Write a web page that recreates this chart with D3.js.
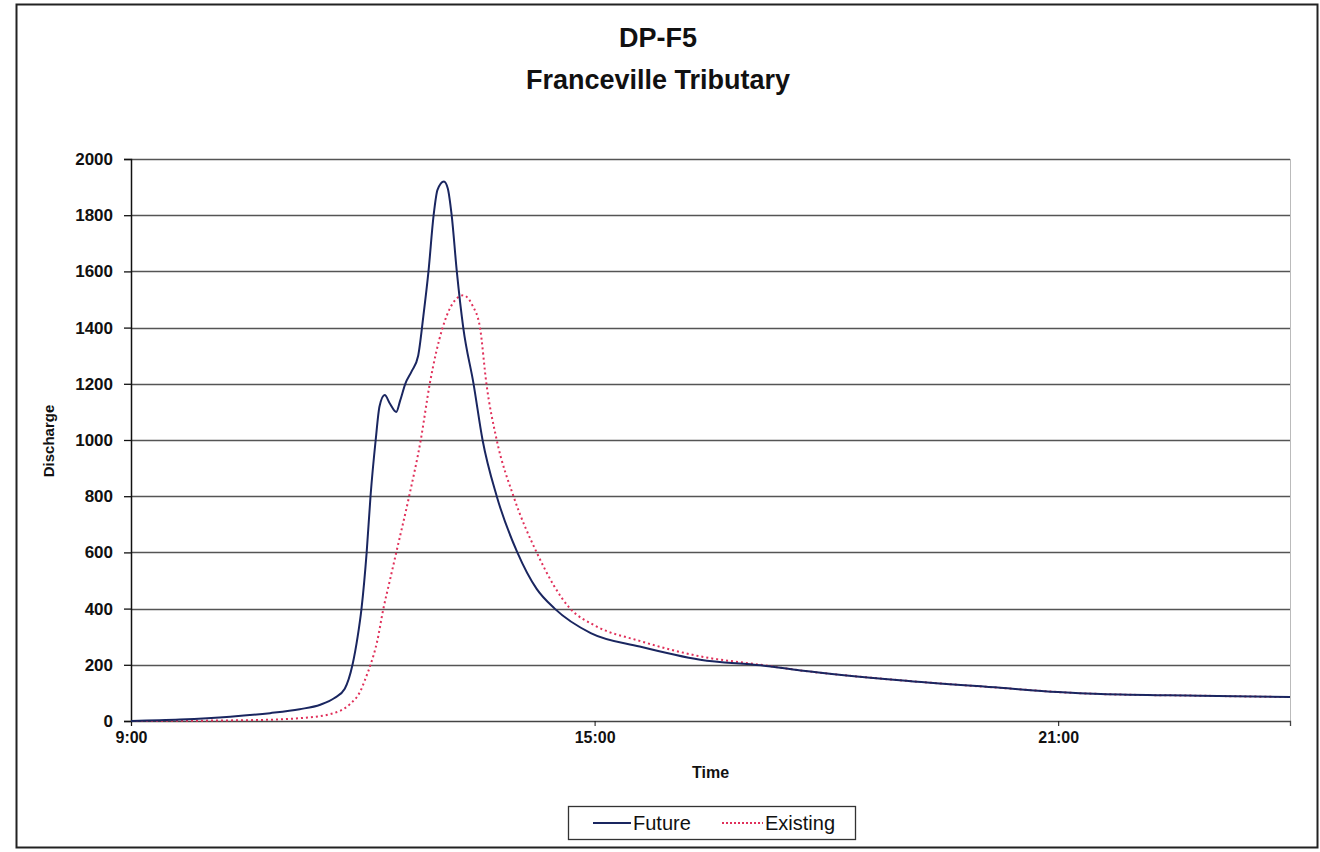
<!DOCTYPE html>
<html>
<head>
<meta charset="utf-8">
<script src="https://cdn.jsdelivr.net/npm/d3@7"></script>
<style>
  html, body { margin: 0; padding: 0; background: #fff; }
  svg { display: block; font-family: "Liberation Sans", Arial, sans-serif; }
</style>
</head>
<body>
<svg id="chart" width="1320" height="852"></svg>
<script>
// ---- data ----
const titleLines = ["DP-F5", "Franceville Tributary"];
const yTicks = [0, 200, 400, 600, 800, 1000, 1200, 1400, 1600, 1800, 2000];
const xTickLabels = ["9:00", "15:00", "21:00"];
const seriesNames = ["Future", "Existing"];

const futureTimes = ["9:00","9:38","10:17","10:48","11:11","11:27","11:38","11:46","11:52","11:56","11:59","12:03","12:06","12:10","12:13","12:17","12:21","12:26","12:29","12:33","12:38","12:43","12:47","12:51","12:55","12:58","13:03","13:06","13:09","13:13","13:18","13:26","13:33","13:44","14:00","14:15","14:29","14:57","15:35","16:22","17:09","17:40","18:57","20:15","21:00","21:33","22:50","24:00"];
const futureValues = [0,5,15,28,42,58,82,115,200,300,400,600,800,1000,1120,1160,1130,1100,1140,1200,1245,1300,1440,1600,1800,1890,1920,1895,1800,1600,1400,1200,1000,800,600,470,400,313,265,218,198,180,145,118,103,96,90,85];

const existingTimes = ["9:00","10:32","11:11","11:35","11:50","11:58","12:02","12:06","12:11","12:16","12:21","12:26","12:36","12:45","12:52","13:02","13:09","13:18","13:25","13:31","13:36","13:44","13:57","14:15","14:41","15:00","15:35","16:22","17:09","17:40","18:57","20:15","21:00","21:33","22:50","24:00"];
const existingValues = [0,3,10,25,60,105,150,200,280,400,500,600,800,1000,1200,1400,1480,1515,1480,1400,1200,1000,800,600,400,340,285,230,200,180,145,118,103,96,90,85];

// ---- helpers ----
const toHours = s => { const [h, m] = s.split(":").map(Number); return h + m / 60; };
const future = futureTimes.map((t, i) => ({ x: toHours(t), y: futureValues[i] }));
const existing = existingTimes.map((t, i) => ({ x: toHours(t), y: existingValues[i] }));

const svg = d3.select("#chart");
const plot = { left: 131, right: 1290, top: 159, bottom: 721 };

// outer border
svg.append("rect").attr("x", 16.5).attr("y", 4.5).attr("width", 1301).attr("height", 843)
  .attr("fill", "#fff").attr("stroke", "#222").attr("stroke-width", 2);

const x = d3.scaleLinear().domain([9, 24]).range([plot.left, plot.right]);
const y = d3.scaleLinear().domain([0, 2000]).range([plot.bottom, plot.top]);

// title
svg.append("g").selectAll("text").data(titleLines).join("text")
  .attr("x", 658).attr("y", (d, i) => 47 + i * 42)
  .attr("text-anchor", "middle").attr("font-size", 27).attr("font-weight", "bold")
  .attr("fill", "#111").text(d => d);

// gridlines
svg.append("g").selectAll("line").data(yTicks.filter(v => v > 0)).join("line")
  .attr("x1", plot.left).attr("x2", plot.right)
  .attr("y1", d => Math.round(y(d)) + 0.5).attr("y2", d => Math.round(y(d)) + 0.5)
  .attr("stroke", "#555").attr("stroke-width", 1.3);

// plot right border
svg.append("line").attr("x1", plot.right + 0.5).attr("x2", plot.right + 0.5)
  .attr("y1", plot.top).attr("y2", plot.bottom)
  .attr("stroke", "#bbb").attr("stroke-width", 1);

// y axis
const yAxis = d3.axisLeft(y).tickValues(yTicks).tickSize(7).tickPadding(11).tickFormat(d3.format("d"));
const gy = svg.append("g").attr("transform", `translate(${plot.left},0)`).call(yAxis);
gy.select(".domain").attr("stroke", "#111").attr("stroke-width", 1.5);
gy.selectAll(".tick line").attr("stroke", "#111").attr("stroke-width", 1.3);
gy.selectAll("text").attr("font-size", 17).attr("font-weight", "bold").attr("fill", "#111")
  .attr("font-family", "Liberation Sans, Arial, sans-serif");

// x axis
const xAxis = d3.axisBottom(x).tickValues(xTickLabels.map(toHours)).tickSize(5).tickPadding(6)
  .tickFormat((d, i) => xTickLabels[i]);
const gx = svg.append("g").attr("transform", `translate(0,${plot.bottom})`).call(xAxis);
gx.select(".domain").attr("stroke", "#444").attr("stroke-width", 1.3);
gx.selectAll(".tick line").attr("stroke", "#111");
gx.selectAll("text").attr("font-size", 16).attr("font-weight", "bold").attr("fill", "#111")
  .attr("font-family", "Liberation Sans, Arial, sans-serif");

// axis titles
svg.append("text").attr("x", (plot.left + plot.right) / 2).attr("y", 778)
  .attr("text-anchor", "middle").attr("font-size", 16).attr("font-weight", "bold")
  .attr("fill", "#111").text("Time");
svg.append("text").attr("transform", "translate(54,441) rotate(-90)")
  .attr("text-anchor", "middle").attr("font-size", 15).attr("font-weight", "bold")
  .attr("fill", "#111").text("Discharge");

// lines
const line = d3.line().x(d => x(d.x)).y(d => y(d.y)).curve(d3.curveMonotoneX);
svg.append("path").datum(existing).attr("d", line)
  .attr("fill", "none").attr("stroke", "#e0305a").attr("stroke-width", 2)
  .attr("stroke-dasharray", "2,3");
svg.append("path").datum(future).attr("d", line)
  .attr("fill", "none").attr("stroke", "#1a2660").attr("stroke-width", 2);

// legend
const lg = svg.append("g");
lg.append("rect").attr("x", 568.5).attr("y", 806.5).attr("width", 287).attr("height", 33)
  .attr("fill", "#fff").attr("stroke", "#333").attr("stroke-width", 1.3);
const legendItems = [
  { name: seriesNames[0], x1: 593, x2: 631, color: "#1a2660", dash: null, tx: 633 },
  { name: seriesNames[1], x1: 722, x2: 763, color: "#e0305a", dash: "2,2", tx: 765 }
];
legendItems.forEach(it => {
  lg.append("line").attr("x1", it.x1).attr("x2", it.x2).attr("y1", 823).attr("y2", 823)
    .attr("stroke", it.color).attr("stroke-width", 2).attr("stroke-dasharray", it.dash);
  lg.append("text").attr("x", it.tx).attr("y", 830).attr("font-size", 20)
    .attr("fill", "#111").text(it.name);
});
</script>
</body>
</html>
####
Reproduce all of the material exactly, apart from the pictures.

• _Output of the task_
Write a web page that recreates this chart with D3.js.
<!DOCTYPE html>
<html>
<head>
<meta charset="utf-8">
<script src="https://cdn.jsdelivr.net/npm/d3@7"></script>
<style>
  html, body { margin: 0; padding: 0; background: #fff; }
  svg { display: block; font-family: "Liberation Sans", Arial, sans-serif; }
</style>
</head>
<body>
<svg id="chart" width="1320" height="852"></svg>
<script>
// ---- data ----
const titleLines = ["DP-F5", "Franceville Tributary"];
const yTicks = [0, 200, 400, 600, 800, 1000, 1200, 1400, 1600, 1800, 2000];
const xTickLabels = ["9:00", "15:00", "21:00"];
const seriesNames = ["Future", "Existing"];

const futureTimes = ["9:00","9:38","10:17","10:48","11:11","11:27","11:38","11:46","11:52","11:56","11:59","12:03","12:06","12:10","12:13","12:17","12:21","12:26","12:29","12:33","12:38","12:43","12:47","12:51","12:55","12:58","13:03","13:06","13:09","13:13","13:18","13:26","13:33","13:44","14:00","14:15","14:29","14:57","15:35","16:22","17:09","17:40","18:57","20:15","21:00","21:33","22:50","24:00"];
const futureValues = [0,5,15,28,42,58,82,115,200,300,400,600,800,1000,1120,1160,1130,1100,1140,1200,1245,1300,1440,1600,1800,1890,1920,1895,1800,1600,1400,1200,1000,800,600,470,400,313,265,218,198,180,145,118,103,96,90,85];

const existingTimes = ["9:00","10:32","11:11","11:35","11:50","11:58","12:02","12:06","12:11","12:16","12:21","12:26","12:36","12:45","12:52","13:02","13:09","13:18","13:25","13:31","13:36","13:44","13:57","14:15","14:41","15:00","15:35","16:22","17:09","17:40","18:57","20:15","21:00","21:33","22:50","24:00"];
const existingValues = [0,3,10,25,60,105,150,200,280,400,500,600,800,1000,1200,1400,1480,1515,1480,1400,1200,1000,800,600,400,340,285,230,200,180,145,118,103,96,90,85];

// ---- helpers ----
const toHours = s => { const [h, m] = s.split(":").map(Number); return h + m / 60; };
const future = futureTimes.map((t, i) => ({ x: toHours(t), y: futureValues[i] }));
const existing = existingTimes.map((t, i) => ({ x: toHours(t), y: existingValues[i] }));

const svg = d3.select("#chart");
const plot = { left: 131, right: 1290, top: 159, bottom: 721 };

// outer border
svg.append("rect").attr("x", 16.5).attr("y", 4.5).attr("width", 1301).attr("height", 843)
  .attr("fill", "#fff").attr("stroke", "#222").attr("stroke-width", 2);

const x = d3.scaleLinear().domain([9, 24]).range([plot.left, plot.right]);
const y = d3.scaleLinear().domain([0, 2000]).range([plot.bottom, plot.top]);

// title
svg.append("g").selectAll("text").data(titleLines).join("text")
  .attr("x", 658).attr("y", (d, i) => 47 + i * 42)
  .attr("text-anchor", "middle").attr("font-size", 27).attr("font-weight", "bold")
  .attr("fill", "#111").text(d => d);

// gridlines
svg.append("g").selectAll("line").data(yTicks.filter(v => v > 0)).join("line")
  .attr("x1", plot.left).attr("x2", plot.right)
  .attr("y1", d => Math.round(y(d)) + 0.5).attr("y2", d => Math.round(y(d)) + 0.5)
  .attr("stroke", "#555").attr("stroke-width", 1.3);

// plot right border
svg.append("line").attr("x1", plot.right + 0.5).attr("x2", plot.right + 0.5)
  .attr("y1", plot.top).attr("y2", plot.bottom)
  .attr("stroke", "#bbb").attr("stroke-width", 1);

// y axis
const yAxis = d3.axisLeft(y).tickValues(yTicks).tickSize(7).tickPadding(11).tickFormat(d3.format("d"));
const gy = svg.append("g").attr("transform", `translate(${plot.left},0)`).call(yAxis);
gy.select(".domain").attr("stroke", "#111").attr("stroke-width", 1.5);
gy.selectAll(".tick line").attr("stroke", "#111").attr("stroke-width", 1.3);
gy.selectAll("text").attr("font-size", 17).attr("font-weight", "bold").attr("fill", "#111")
  .attr("font-family", "Liberation Sans, Arial, sans-serif");

// x axis
const xAxis = d3.axisBottom(x).tickValues(xTickLabels.map(toHours)).tickSize(5).tickPadding(6)
  .tickFormat((d, i) => xTickLabels[i]);
const gx = svg.append("g").attr("transform", `translate(0,${plot.bottom})`).call(xAxis);
gx.select(".domain").attr("stroke", "#444").attr("stroke-width", 1.3);
gx.selectAll(".tick line").attr("stroke", "#111");
gx.selectAll("text").attr("font-size", 16).attr("font-weight", "bold").attr("fill", "#111")
  .attr("font-family", "Liberation Sans, Arial, sans-serif");

// axis titles
svg.append("text").attr("x", (plot.left + plot.right) / 2).attr("y", 778)
  .attr("text-anchor", "middle").attr("font-size", 16).attr("font-weight", "bold")
  .attr("fill", "#111").text("Time");
svg.append("text").attr("transform", "translate(54,441) rotate(-90)")
  .attr("text-anchor", "middle").attr("font-size", 15).attr("font-weight", "bold")
  .attr("fill", "#111").text("Discharge");

// lines
const line = d3.line().x(d => x(d.x)).y(d => y(d.y)).curve(d3.curveMonotoneX);
svg.append("path").datum(existing).attr("d", line)
  .attr("fill", "none").attr("stroke", "#e0305a").attr("stroke-width", 2)
  .attr("stroke-dasharray", "2,3");
svg.append("path").datum(future).attr("d", line)
  .attr("fill", "none").attr("stroke", "#1a2660").attr("stroke-width", 2);

// legend
const lg = svg.append("g");
lg.append("rect").attr("x", 568.5).attr("y", 806.5).attr("width", 287).attr("height", 33)
  .attr("fill", "#fff").attr("stroke", "#333").attr("stroke-width", 1.3);
const legendItems = [
  { name: seriesNames[0], x1: 593, x2: 631, color: "#1a2660", dash: null, tx: 633 },
  { name: seriesNames[1], x1: 722, x2: 763, color: "#e0305a", dash: "2,2", tx: 765 }
];
legendItems.forEach(it => {
  lg.append("line").attr("x1", it.x1).attr("x2", it.x2).attr("y1", 823).attr("y2", 823)
    .attr("stroke", it.color).attr("stroke-width", 2).attr("stroke-dasharray", it.dash);
  lg.append("text").attr("x", it.tx).attr("y", 830).attr("font-size", 20)
    .attr("fill", "#111").text(it.name);
});
</script>
</body>
</html>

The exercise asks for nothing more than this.